▸ **WRITTEN PROBLEM**
Reproduce the listing below without changes, except that pictures are left out.

▸ **PROVIDED DATA**
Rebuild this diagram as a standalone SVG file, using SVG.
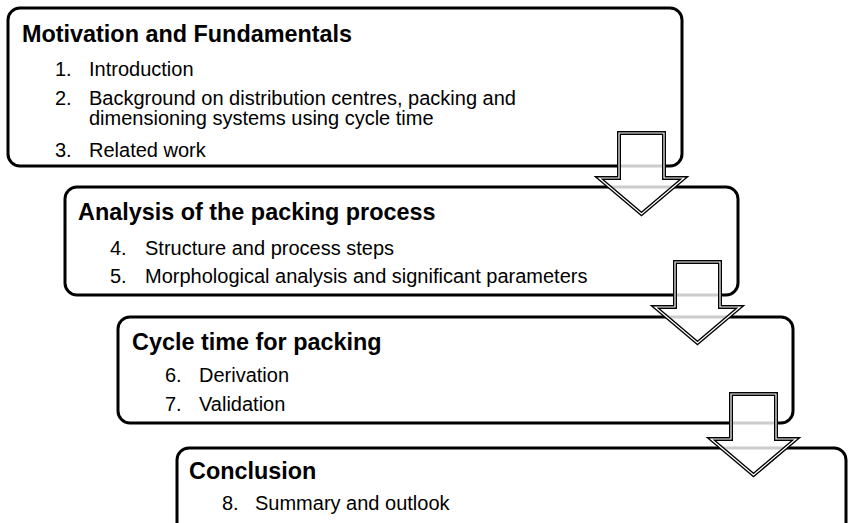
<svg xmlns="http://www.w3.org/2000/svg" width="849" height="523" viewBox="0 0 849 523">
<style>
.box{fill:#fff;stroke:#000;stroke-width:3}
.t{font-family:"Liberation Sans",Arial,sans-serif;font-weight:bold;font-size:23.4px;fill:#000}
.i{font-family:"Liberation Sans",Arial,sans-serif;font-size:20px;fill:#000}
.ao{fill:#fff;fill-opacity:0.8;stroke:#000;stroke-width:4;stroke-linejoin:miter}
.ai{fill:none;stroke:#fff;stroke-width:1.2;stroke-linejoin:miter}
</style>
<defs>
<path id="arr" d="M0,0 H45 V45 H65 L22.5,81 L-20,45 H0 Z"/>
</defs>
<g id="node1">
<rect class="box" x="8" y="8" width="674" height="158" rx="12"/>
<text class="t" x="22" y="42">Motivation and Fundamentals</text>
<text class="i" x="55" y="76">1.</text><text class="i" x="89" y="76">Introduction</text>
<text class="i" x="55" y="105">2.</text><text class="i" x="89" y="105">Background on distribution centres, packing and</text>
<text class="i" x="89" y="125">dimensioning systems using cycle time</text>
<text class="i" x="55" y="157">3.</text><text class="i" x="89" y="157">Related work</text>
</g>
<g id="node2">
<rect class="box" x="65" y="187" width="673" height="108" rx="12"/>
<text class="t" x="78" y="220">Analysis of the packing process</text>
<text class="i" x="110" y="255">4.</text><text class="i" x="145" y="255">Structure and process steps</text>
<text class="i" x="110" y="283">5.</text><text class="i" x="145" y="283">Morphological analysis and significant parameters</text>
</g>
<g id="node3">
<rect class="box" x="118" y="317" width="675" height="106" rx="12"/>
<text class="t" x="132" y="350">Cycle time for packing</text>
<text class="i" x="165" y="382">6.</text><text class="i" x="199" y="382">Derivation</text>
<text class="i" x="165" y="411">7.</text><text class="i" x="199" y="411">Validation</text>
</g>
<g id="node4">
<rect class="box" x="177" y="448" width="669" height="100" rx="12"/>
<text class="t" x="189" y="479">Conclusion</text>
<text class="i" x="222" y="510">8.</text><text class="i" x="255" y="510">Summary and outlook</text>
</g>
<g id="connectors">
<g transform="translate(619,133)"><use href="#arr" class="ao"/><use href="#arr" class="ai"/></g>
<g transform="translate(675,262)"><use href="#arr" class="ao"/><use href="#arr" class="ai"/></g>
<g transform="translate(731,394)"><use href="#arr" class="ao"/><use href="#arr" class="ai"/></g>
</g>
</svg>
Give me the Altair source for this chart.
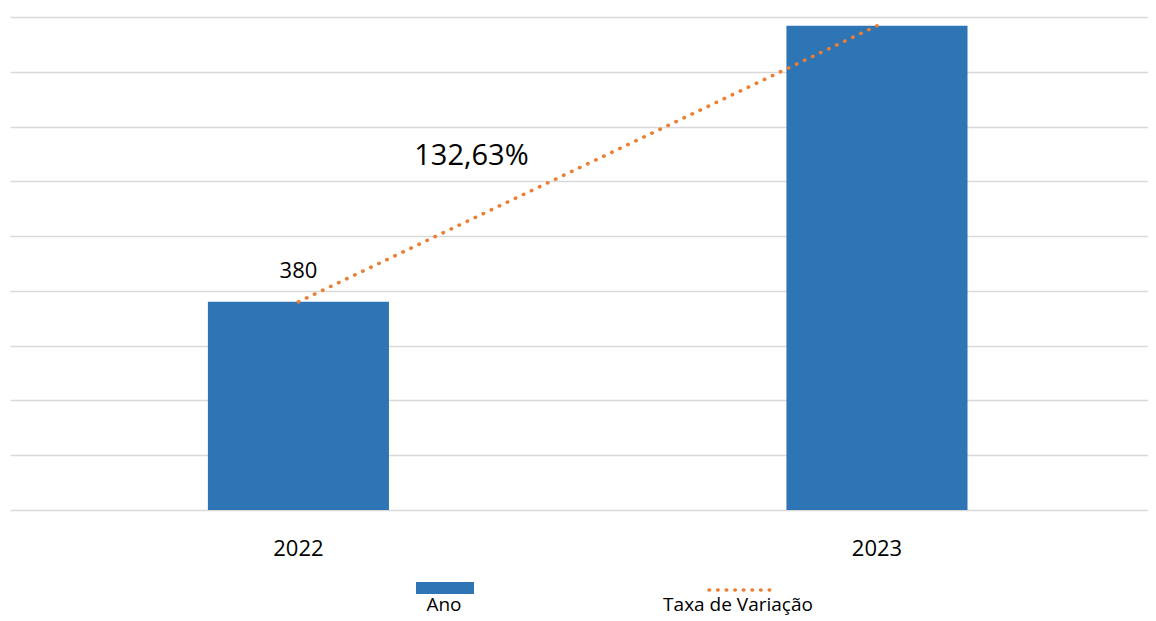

▸ **RESULT OF THE EXERCISE**
Rebuild this diagram as a standalone SVG file, using SVG.
<svg xmlns="http://www.w3.org/2000/svg" width="849" height="523" viewBox="0 0 849 523">
<style>
.box{fill:#fff;stroke:#000;stroke-width:3}
.t{font-family:"Liberation Sans",Arial,sans-serif;font-weight:bold;font-size:23.4px;fill:#000}
.i{font-family:"Liberation Sans",Arial,sans-serif;font-size:20px;fill:#000}
.ao{fill:#fff;fill-opacity:0.8;stroke:#000;stroke-width:4;stroke-linejoin:miter}
.ai{fill:none;stroke:#fff;stroke-width:1.2;stroke-linejoin:miter}
</style>
<defs>
<path id="arr" d="M0,0 H45 V45 H65 L22.5,81 L-20,45 H0 Z"/>
</defs>
<g id="node1">
<rect class="box" x="8" y="8" width="674" height="158" rx="12"/>
<text class="t" x="22" y="42">Motivation and Fundamentals</text>
<text class="i" x="55" y="76">1.</text><text class="i" x="89" y="76">Introduction</text>
<text class="i" x="55" y="105">2.</text><text class="i" x="89" y="105">Background on distribution centres, packing and</text>
<text class="i" x="89" y="125">dimensioning systems using cycle time</text>
<text class="i" x="55" y="157">3.</text><text class="i" x="89" y="157">Related work</text>
</g>
<g id="node2">
<rect class="box" x="65" y="187" width="673" height="108" rx="12"/>
<text class="t" x="78" y="220">Analysis of the packing process</text>
<text class="i" x="110" y="255">4.</text><text class="i" x="145" y="255">Structure and process steps</text>
<text class="i" x="110" y="283">5.</text><text class="i" x="145" y="283">Morphological analysis and significant parameters</text>
</g>
<g id="node3">
<rect class="box" x="118" y="317" width="675" height="106" rx="12"/>
<text class="t" x="132" y="350">Cycle time for packing</text>
<text class="i" x="165" y="382">6.</text><text class="i" x="199" y="382">Derivation</text>
<text class="i" x="165" y="411">7.</text><text class="i" x="199" y="411">Validation</text>
</g>
<g id="node4">
<rect class="box" x="177" y="448" width="669" height="100" rx="12"/>
<text class="t" x="189" y="479">Conclusion</text>
<text class="i" x="222" y="510">8.</text><text class="i" x="255" y="510">Summary and outlook</text>
</g>
<g id="connectors">
<g transform="translate(619,133)"><use href="#arr" class="ao"/><use href="#arr" class="ai"/></g>
<g transform="translate(675,262)"><use href="#arr" class="ao"/><use href="#arr" class="ai"/></g>
<g transform="translate(731,394)"><use href="#arr" class="ao"/><use href="#arr" class="ai"/></g>
</g>
</svg>
Give me the Altair source for this chart.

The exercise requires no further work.